Electronic health records (EHRs) and employer site clinics August 14, 2017
Efficiency, convenience, and secure patient data are essential elements for employer on-site clinics. Employers who provide on-site clinics to their employees do so as an added benefit to attract quality candidates and as a way to help their employees stay healthy. Employers also benefit from the reduced absenteeism among employees who have convenient access to healthcare and from the cost savings of providing on-site health benefits.
In fact, a study published recently by the Online Journal of Issues in Nursing found that employer on-site clinics “provide cost-effective, quality healthcare to employees, as they provide services targeted to the needs of the workforce.” Preventative care, diagnostic services, and treatment of illness and injury are some of the basic services provided by these clinics. They may also work with the employer to provide fitness or nutrition classes to further improve employees’ health.
On-site clinics that use electronic health records (EHRs) to maintain their employee medical records provide an even greater benefit. Employees expect the clinics to be efficient. One of the main attractions of an on-site clinic is that it can be a time saver for busy workers.
EHRs enable the healthcare provider to view patient information, including visit notes, lab results, and prescriptions, with one touch. Likewise, communication between patient and physician as well as between multiple providers is seamless and secure in an EHR.
An on-site provider can easily collaborate with other providers using EHRs. Many employees may use the on-site clinic as their primary provider. When they see specialty providers, all of the physicians involved in the employee’s care are able to view important information input by each healthcare provider.
Likewise, employees may have a primary care provider but use the on-site clinic for visits specific to an illness or injury.

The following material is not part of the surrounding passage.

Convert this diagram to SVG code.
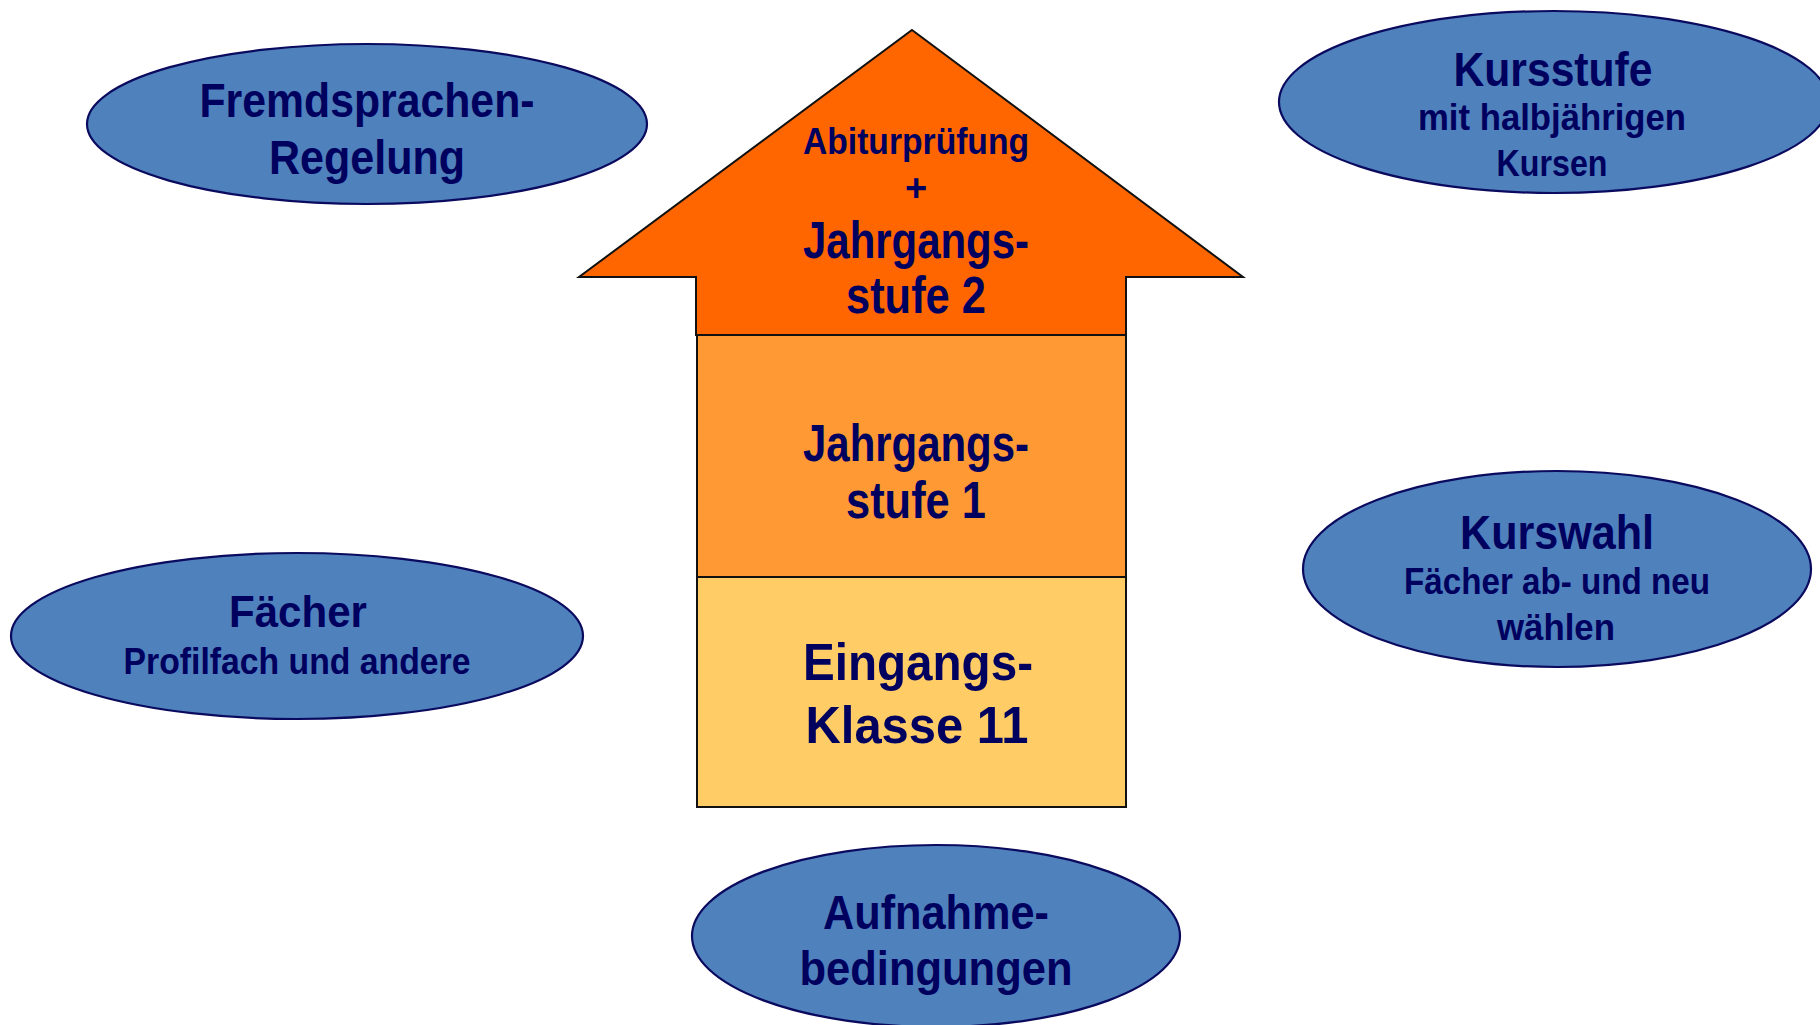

In those cases, the clinic physician can input visit notes and test results for the employee’s primary care physician to view.
Of course, all of this data is secure and HIPAA-compliant. EHRs comply with the regulations shielding electronic protected health information (ePHI). In fact, secure electronic systems minimize the possibility of compromising ePHI by protecting against virus infections, hacking breaches, and third parties trying to steal patient health information.